> Task brief
Below is a listing to write out in full, exactly as given, without its pictures.

> Supplied information
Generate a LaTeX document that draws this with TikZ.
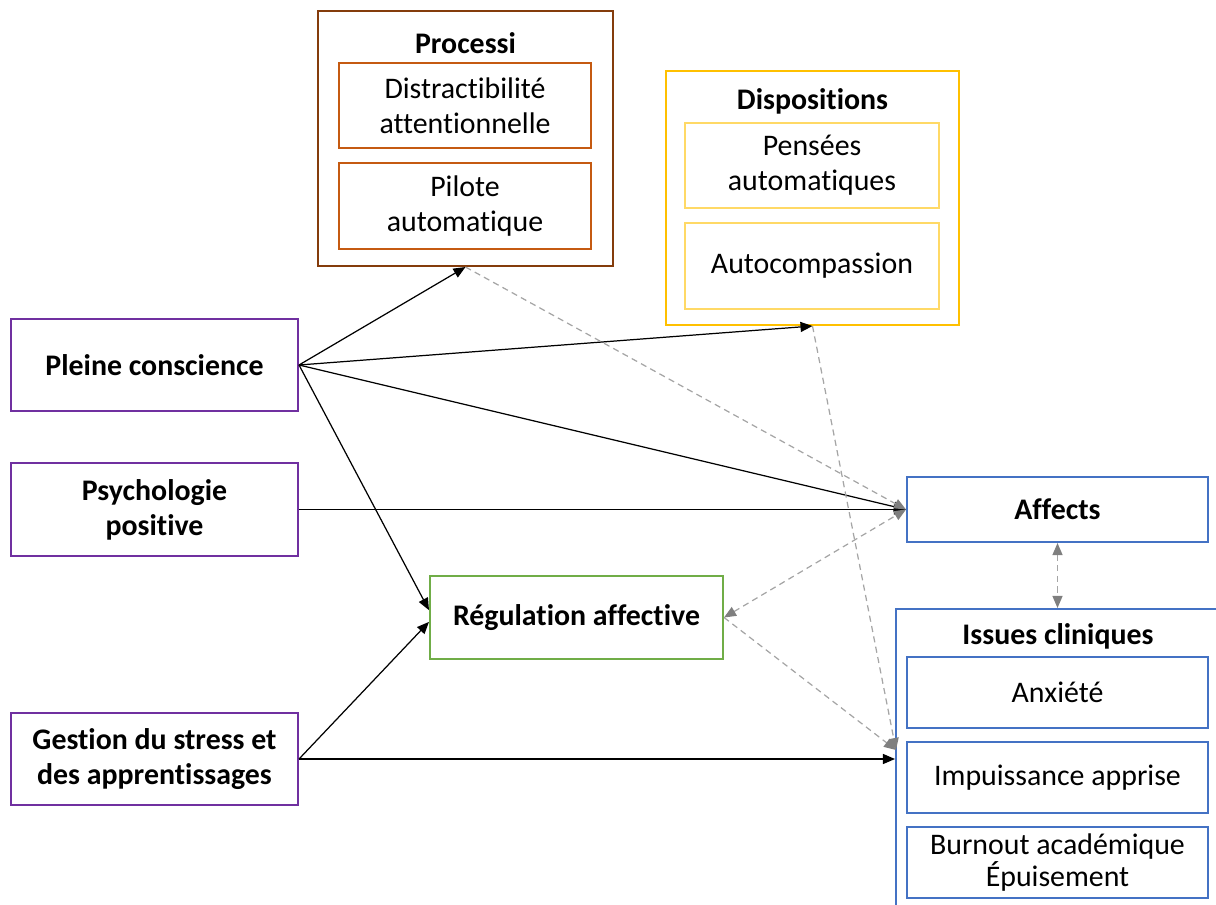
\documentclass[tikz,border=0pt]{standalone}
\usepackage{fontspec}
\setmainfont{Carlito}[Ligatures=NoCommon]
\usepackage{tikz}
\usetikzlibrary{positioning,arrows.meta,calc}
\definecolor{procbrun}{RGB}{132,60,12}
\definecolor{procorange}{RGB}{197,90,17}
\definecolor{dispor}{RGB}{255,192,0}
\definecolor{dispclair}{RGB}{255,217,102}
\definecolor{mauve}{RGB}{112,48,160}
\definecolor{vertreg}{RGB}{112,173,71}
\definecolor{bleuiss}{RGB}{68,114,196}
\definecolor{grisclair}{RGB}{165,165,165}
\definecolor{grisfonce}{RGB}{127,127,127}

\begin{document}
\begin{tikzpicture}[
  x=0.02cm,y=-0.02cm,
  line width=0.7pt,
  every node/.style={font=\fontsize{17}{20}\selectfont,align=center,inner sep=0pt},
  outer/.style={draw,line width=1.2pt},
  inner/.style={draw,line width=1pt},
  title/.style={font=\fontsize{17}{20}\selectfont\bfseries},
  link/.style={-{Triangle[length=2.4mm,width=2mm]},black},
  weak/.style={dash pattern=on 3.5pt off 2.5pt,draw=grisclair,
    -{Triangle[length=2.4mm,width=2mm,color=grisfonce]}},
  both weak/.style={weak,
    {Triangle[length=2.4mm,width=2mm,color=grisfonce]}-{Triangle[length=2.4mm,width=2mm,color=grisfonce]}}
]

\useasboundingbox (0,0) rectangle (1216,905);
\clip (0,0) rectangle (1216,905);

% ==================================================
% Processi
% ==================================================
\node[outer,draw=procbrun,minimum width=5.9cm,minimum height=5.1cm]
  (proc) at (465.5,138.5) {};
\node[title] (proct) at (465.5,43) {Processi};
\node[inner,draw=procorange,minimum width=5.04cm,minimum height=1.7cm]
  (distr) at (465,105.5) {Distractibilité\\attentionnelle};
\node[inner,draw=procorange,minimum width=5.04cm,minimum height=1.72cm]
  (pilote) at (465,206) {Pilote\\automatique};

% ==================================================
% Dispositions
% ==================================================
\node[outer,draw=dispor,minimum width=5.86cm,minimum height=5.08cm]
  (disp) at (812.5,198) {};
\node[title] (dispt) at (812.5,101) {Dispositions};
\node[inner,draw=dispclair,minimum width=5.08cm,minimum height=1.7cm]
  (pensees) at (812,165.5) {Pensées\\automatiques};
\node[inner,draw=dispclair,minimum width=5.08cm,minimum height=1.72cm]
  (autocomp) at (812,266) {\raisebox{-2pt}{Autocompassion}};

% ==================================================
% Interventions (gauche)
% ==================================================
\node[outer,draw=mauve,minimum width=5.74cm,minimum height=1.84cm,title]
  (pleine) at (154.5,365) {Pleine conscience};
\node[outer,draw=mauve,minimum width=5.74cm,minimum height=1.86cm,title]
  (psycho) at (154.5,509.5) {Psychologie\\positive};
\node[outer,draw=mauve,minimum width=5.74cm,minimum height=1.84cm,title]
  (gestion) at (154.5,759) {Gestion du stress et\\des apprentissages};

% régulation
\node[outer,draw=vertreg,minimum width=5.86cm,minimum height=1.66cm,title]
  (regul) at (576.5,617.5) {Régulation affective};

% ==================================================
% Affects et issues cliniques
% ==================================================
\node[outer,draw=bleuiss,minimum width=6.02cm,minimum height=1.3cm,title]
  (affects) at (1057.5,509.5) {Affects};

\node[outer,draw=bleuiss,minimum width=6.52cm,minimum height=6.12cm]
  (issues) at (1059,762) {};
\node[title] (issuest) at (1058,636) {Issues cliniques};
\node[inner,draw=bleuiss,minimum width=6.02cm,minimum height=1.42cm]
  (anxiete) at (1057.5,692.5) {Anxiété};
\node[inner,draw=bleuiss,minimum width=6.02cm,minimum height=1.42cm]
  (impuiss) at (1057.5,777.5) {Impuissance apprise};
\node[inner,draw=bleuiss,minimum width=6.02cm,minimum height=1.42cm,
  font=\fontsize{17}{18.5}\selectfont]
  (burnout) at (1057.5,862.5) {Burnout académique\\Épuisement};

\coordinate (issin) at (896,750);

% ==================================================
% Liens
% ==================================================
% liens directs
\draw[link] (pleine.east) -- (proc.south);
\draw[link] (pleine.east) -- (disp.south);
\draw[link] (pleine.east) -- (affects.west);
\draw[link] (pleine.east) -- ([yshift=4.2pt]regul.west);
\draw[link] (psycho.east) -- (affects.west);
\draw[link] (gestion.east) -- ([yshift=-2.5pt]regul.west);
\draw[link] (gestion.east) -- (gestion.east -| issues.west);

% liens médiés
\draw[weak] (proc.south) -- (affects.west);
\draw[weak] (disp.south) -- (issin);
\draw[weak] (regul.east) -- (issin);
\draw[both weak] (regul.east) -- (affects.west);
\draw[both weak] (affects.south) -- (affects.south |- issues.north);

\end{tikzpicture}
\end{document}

> Written solution
Generate a LaTeX document that draws this with TikZ.
\documentclass[tikz,border=0pt]{standalone}
\usepackage{fontspec}
\setmainfont{Carlito}[Ligatures=NoCommon]
\usepackage{tikz}
\usetikzlibrary{positioning,arrows.meta,calc}
\definecolor{procbrun}{RGB}{132,60,12}
\definecolor{procorange}{RGB}{197,90,17}
\definecolor{dispor}{RGB}{255,192,0}
\definecolor{dispclair}{RGB}{255,217,102}
\definecolor{mauve}{RGB}{112,48,160}
\definecolor{vertreg}{RGB}{112,173,71}
\definecolor{bleuiss}{RGB}{68,114,196}
\definecolor{grisclair}{RGB}{165,165,165}
\definecolor{grisfonce}{RGB}{127,127,127}

\begin{document}
\begin{tikzpicture}[
  x=0.02cm,y=-0.02cm,
  line width=0.7pt,
  every node/.style={font=\fontsize{17}{20}\selectfont,align=center,inner sep=0pt},
  outer/.style={draw,line width=1.2pt},
  inner/.style={draw,line width=1pt},
  title/.style={font=\fontsize{17}{20}\selectfont\bfseries},
  link/.style={-{Triangle[length=2.4mm,width=2mm]},black},
  weak/.style={dash pattern=on 3.5pt off 2.5pt,draw=grisclair,
    -{Triangle[length=2.4mm,width=2mm,color=grisfonce]}},
  both weak/.style={weak,
    {Triangle[length=2.4mm,width=2mm,color=grisfonce]}-{Triangle[length=2.4mm,width=2mm,color=grisfonce]}}
]

\useasboundingbox (0,0) rectangle (1216,905);
\clip (0,0) rectangle (1216,905);

% ==================================================
% Processi
% ==================================================
\node[outer,draw=procbrun,minimum width=5.9cm,minimum height=5.1cm]
  (proc) at (465.5,138.5) {};
\node[title] (proct) at (465.5,43) {Processi};
\node[inner,draw=procorange,minimum width=5.04cm,minimum height=1.7cm]
  (distr) at (465,105.5) {Distractibilité\\attentionnelle};
\node[inner,draw=procorange,minimum width=5.04cm,minimum height=1.72cm]
  (pilote) at (465,206) {Pilote\\automatique};

% ==================================================
% Dispositions
% ==================================================
\node[outer,draw=dispor,minimum width=5.86cm,minimum height=5.08cm]
  (disp) at (812.5,198) {};
\node[title] (dispt) at (812.5,101) {Dispositions};
\node[inner,draw=dispclair,minimum width=5.08cm,minimum height=1.7cm]
  (pensees) at (812,165.5) {Pensées\\automatiques};
\node[inner,draw=dispclair,minimum width=5.08cm,minimum height=1.72cm]
  (autocomp) at (812,266) {\raisebox{-2pt}{Autocompassion}};

% ==================================================
% Interventions (gauche)
% ==================================================
\node[outer,draw=mauve,minimum width=5.74cm,minimum height=1.84cm,title]
  (pleine) at (154.5,365) {Pleine conscience};
\node[outer,draw=mauve,minimum width=5.74cm,minimum height=1.86cm,title]
  (psycho) at (154.5,509.5) {Psychologie\\positive};
\node[outer,draw=mauve,minimum width=5.74cm,minimum height=1.84cm,title]
  (gestion) at (154.5,759) {Gestion du stress et\\des apprentissages};

% régulation
\node[outer,draw=vertreg,minimum width=5.86cm,minimum height=1.66cm,title]
  (regul) at (576.5,617.5) {Régulation affective};

% ==================================================
% Affects et issues cliniques
% ==================================================
\node[outer,draw=bleuiss,minimum width=6.02cm,minimum height=1.3cm,title]
  (affects) at (1057.5,509.5) {Affects};

\node[outer,draw=bleuiss,minimum width=6.52cm,minimum height=6.12cm]
  (issues) at (1059,762) {};
\node[title] (issuest) at (1058,636) {Issues cliniques};
\node[inner,draw=bleuiss,minimum width=6.02cm,minimum height=1.42cm]
  (anxiete) at (1057.5,692.5) {Anxiété};
\node[inner,draw=bleuiss,minimum width=6.02cm,minimum height=1.42cm]
  (impuiss) at (1057.5,777.5) {Impuissance apprise};
\node[inner,draw=bleuiss,minimum width=6.02cm,minimum height=1.42cm,
  font=\fontsize{17}{18.5}\selectfont]
  (burnout) at (1057.5,862.5) {Burnout académique\\Épuisement};

\coordinate (issin) at (896,750);

% ==================================================
% Liens
% ==================================================
% liens directs
\draw[link] (pleine.east) -- (proc.south);
\draw[link] (pleine.east) -- (disp.south);
\draw[link] (pleine.east) -- (affects.west);
\draw[link] (pleine.east) -- ([yshift=4.2pt]regul.west);
\draw[link] (psycho.east) -- (affects.west);
\draw[link] (gestion.east) -- ([yshift=-2.5pt]regul.west);
\draw[link] (gestion.east) -- (gestion.east -| issues.west);

% liens médiés
\draw[weak] (proc.south) -- (affects.west);
\draw[weak] (disp.south) -- (issin);
\draw[weak] (regul.east) -- (issin);
\draw[both weak] (regul.east) -- (affects.west);
\draw[both weak] (affects.south) -- (affects.south |- issues.north);

\end{tikzpicture}
\end{document}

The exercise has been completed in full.